The Four Presidents of the Vietnam Era

President Term Troop Levels Key Policies Major Events
Dwight D. Eisenhower 1953-1961 900 advisors Domino Theory support Geneva Accords, South Vietnam creation
John F. Kennedy 1961-1963 16,000 advisors Counterinsurgency strategy Diem assassination, Buddhist crisis
Lyndon B. Johnson 1963-1969 536,000 troops (peak) Gulf of Tonkin Resolution Tet Offensive, anti-war protests
Richard Nixon 1969-1974 25,000 (1973) Vietnamization, Madman Theory Cambodia bombings, Paris Peace Accords

Notice how troop numbers exploded under Johnson? I once met a veteran who enlisted under JFK and found himself in the Central Highlands three years later wondering when the "limited advisory mission" turned into full-scale war. That shift didn't happen overnight - it was death by a thousand policy decisions.
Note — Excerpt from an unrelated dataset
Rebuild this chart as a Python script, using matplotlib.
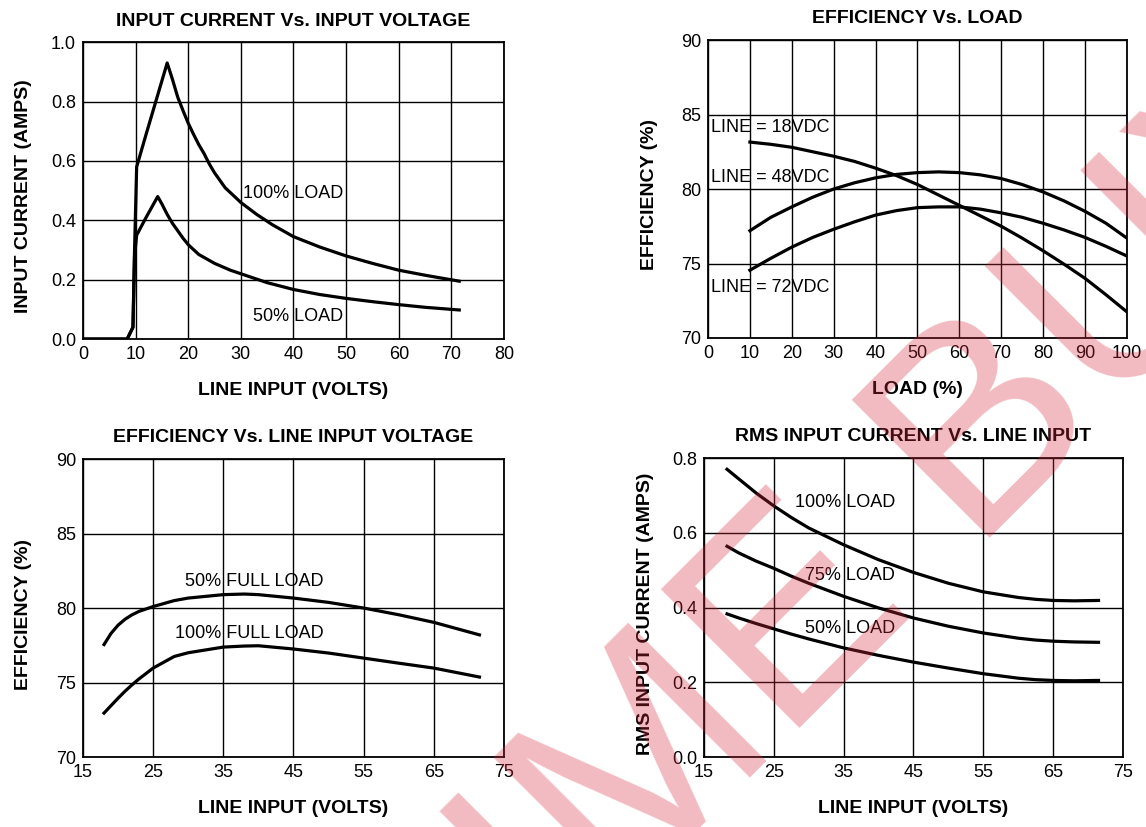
import matplotlib
matplotlib.use("Agg")
import matplotlib.pyplot as plt

plt.rcParams['font.family'] = ['Liberation Sans', 'DejaVu Sans']

# ---- data ----
# input current vs input voltage
vin_100 = [0, 8.4, 9.5, 9.8, 10.2, 12, 14, 16, 17, 18, 19, 20, 21, 22, 23, 24, 25, 27, 30,
           33, 36, 40, 45, 50, 55, 60, 65, 71.5]
iin_100 = [0, 0, 0.04, 0.30, 0.58, 0.69, 0.81, 0.93, 0.875, 0.815, 0.77, 0.727, 0.69, 0.655, 0.625,
           0.59, 0.56, 0.51, 0.46, 0.42, 0.385, 0.345, 0.31, 0.28, 0.255, 0.232, 0.215, 0.195]
vin_50 = [0, 8.4, 9.5, 9.8, 10.2, 12, 14.2, 15, 16, 17, 18, 19, 20, 22, 25, 28, 30, 35, 40,
          45, 50, 55, 60, 65, 71.5]
iin_50 = [0, 0, 0.04, 0.28, 0.35, 0.41, 0.48, 0.455, 0.42, 0.39, 0.365, 0.34, 0.318, 0.285, 0.255,
          0.232, 0.22, 0.19, 0.167, 0.15, 0.137, 0.126, 0.116, 0.107, 0.098]

# efficiency vs load
load = [10, 15, 20, 25, 30, 35, 40, 45, 50, 55, 60, 65, 70, 75, 80, 85, 90, 95, 100]
eff_18 = [83.15, 83.0, 82.8, 82.5, 82.2, 81.85, 81.4, 80.9, 80.3, 79.6, 78.9, 78.2, 77.5, 76.7, 75.85, 74.95, 74.0, 72.9, 71.75]
eff_48 = [77.2, 78.1, 78.8, 79.45, 80.0, 80.42, 80.75, 80.98, 81.1, 81.15, 81.1, 80.95, 80.7, 80.3, 79.8, 79.2, 78.5, 77.7, 76.7]
eff_72 = [74.55, 75.35, 76.1, 76.75, 77.3, 77.8, 78.25, 78.55, 78.75, 78.8, 78.8, 78.65, 78.4, 78.1, 77.7, 77.25, 76.75, 76.15, 75.5]

# efficiency vs line input voltage
vline = [18, 19, 20, 21, 22, 23, 25, 28, 30, 35, 38, 40, 45, 50, 55, 60, 65, 71.5]
eff_half = [77.55, 78.3, 78.85, 79.25, 79.55, 79.78, 80.1, 80.5, 80.67, 80.9, 80.94, 80.9, 80.67, 80.38, 80.0, 79.55, 79.04, 78.2]
eff_full = [72.95, 73.45, 73.95, 74.42, 74.85, 75.25, 75.97, 76.75, 77.0, 77.38, 77.45, 77.47, 77.25, 76.98, 76.64, 76.3, 75.97, 75.37]

# rms input current vs line input
vrms = [18.3, 20, 22.5, 25, 27.5, 30, 35, 40, 45, 50, 55, 60, 62.5, 65, 68, 71.5]
irms_100 = [0.77, 0.744, 0.706, 0.672, 0.641, 0.613, 0.568, 0.528, 0.494, 0.465, 0.442, 0.427, 0.422, 0.419, 0.418, 0.419]
irms_75 = [0.564, 0.546, 0.524, 0.505, 0.484, 0.465, 0.43, 0.399, 0.372, 0.35, 0.332, 0.318, 0.313, 0.31, 0.308, 0.307]
irms_50 = [0.383, 0.372, 0.357, 0.343, 0.329, 0.316, 0.292, 0.272, 0.254, 0.238, 0.223, 0.211, 0.207, 0.205, 0.204, 0.205]

LW = 2.3
TICK_FS = 13
LABEL_FS = 14

fig = plt.figure(figsize=(11.46, 8.27), dpi=100)
ax1 = fig.add_axes([0.0724, 0.590, 0.3674, 0.359])
ax2 = fig.add_axes([0.6178, 0.5913, 0.3656, 0.3603])
ax3 = fig.add_axes([0.0724, 0.0846, 0.3674, 0.3603])
ax4 = fig.add_axes([0.6143, 0.0846, 0.3656, 0.3615])


def style(ax, xticks, yticks, ylabels, title, xlabel, ylabel):
    ax.set_xlim(xticks[0], xticks[-1])
    ax.set_ylim(yticks[0], yticks[-1])
    ax.set_xticks(xticks)
    ax.set_yticks(yticks)
    ax.set_yticklabels(ylabels)
    ax.grid(True, color='black', lw=1.0)
    ax.set_axisbelow(True)
    ax.tick_params(length=0, labelsize=TICK_FS, pad=5)
    for s in ax.spines.values():
        s.set_linewidth(1.3)
    ax.set_title(title, fontsize=LABEL_FS, fontweight='bold', pad=12)
    ax.set_xlabel(xlabel, fontsize=LABEL_FS, fontweight='bold')
    ax.set_ylabel(ylabel, fontsize=LABEL_FS, fontweight='bold')
    ax.xaxis.set_label_coords(0.5, -0.145)
    ax.yaxis.set_label_coords(-0.12, 0.48)


# top left
style(ax1, list(range(0, 81, 10)), [0, 0.2, 0.4, 0.6, 0.8, 1.0],
      ['0.0', '0.2', '0.4', '0.6', '0.8', '1.0'],
      'INPUT CURRENT Vs. INPUT VOLTAGE', 'LINE INPUT (VOLTS)', 'INPUT CURRENT (AMPS)')
ax1.plot(vin_100, iin_100, color='black', lw=LW)
ax1.plot(vin_50, iin_50, color='black', lw=LW)
ax1.text(49.4, 0.49, '100% LOAD', fontsize=TICK_FS, ha='right', va='center')
ax1.text(49.4, 0.077, '50% LOAD', fontsize=TICK_FS, ha='right', va='center')

# top right
style(ax2, list(range(0, 101, 10)), [70, 75, 80, 85, 90],
      ['70', '75', '80', '85', '90'],
      'EFFICIENCY Vs. LOAD', 'LOAD (%)', 'EFFICIENCY (%)')
ax2.plot(load, eff_18, color='black', lw=LW)
ax2.plot(load, eff_48, color='black', lw=LW)
ax2.plot(load, eff_72, color='black', lw=LW)
ax2.text(0.7, 84.16, 'LINE = 18VDC', fontsize=TICK_FS, ha='left', va='center')
ax2.text(0.7, 80.8, 'LINE = 48VDC', fontsize=TICK_FS, ha='left', va='center')
ax2.text(0.7, 73.4, 'LINE = 72VDC', fontsize=TICK_FS, ha='left', va='center')

# bottom left
style(ax3, list(range(15, 76, 10)), [70, 75, 80, 85, 90],
      ['70', '75', '80', '85', '90'],
      'EFFICIENCY Vs. LINE INPUT VOLTAGE', 'LINE INPUT (VOLTS)', 'EFFICIENCY (%)')
ax3.plot(vline, eff_half, color='black', lw=LW)
ax3.plot(vline, eff_full, color='black', lw=LW)
ax3.text(49.3, 81.8, '50% FULL LOAD', fontsize=TICK_FS, ha='right', va='center')
ax3.text(49.3, 78.3, '100% FULL LOAD', fontsize=TICK_FS, ha='right', va='center')

# bottom right
style(ax4, list(range(15, 76, 10)), [0, 0.2, 0.4, 0.6, 0.8],
      ['0.0', '0.2', '0.4', '0.6', '0.8'],
      'RMS INPUT CURRENT Vs. LINE INPUT', 'LINE INPUT (VOLTS)', 'RMS INPUT CURRENT (AMPS)')
ax4.plot(vrms, irms_100, color='black', lw=LW)
ax4.plot(vrms, irms_75, color='black', lw=LW)
ax4.plot(vrms, irms_50, color='black', lw=LW)
ax4.text(42.4, 0.68, '100% LOAD', fontsize=TICK_FS, ha='right', va='center')
ax4.text(42.4, 0.487, '75% LOAD', fontsize=TICK_FS, ha='right', va='center')
ax4.text(42.4, 0.345, '50% LOAD', fontsize=TICK_FS, ha='right', va='center')

# watermark
fig.text(0.5655, 0.0617, 'LIFETIME BUY', fontsize=205, rotation=45,
         rotation_mode='anchor', ha='center', va='center',
         color='#d42a3c', alpha=0.32, zorder=10)

fig.savefig('out.png', dpi=100)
Breaking Down Each President's War

Dwight Eisenhower: Planting the Seeds

Let's be clear: Ike never sent combat troops. But his domino theory speech? That became the playbook for everyone after him. His administration essentially created South Vietnam as we knew it by backing Ngo Dinh Diem. Funny how those early decisions stick - we're still dealing with fallout from choices made by the first president of the United States during the Vietnam War buildup.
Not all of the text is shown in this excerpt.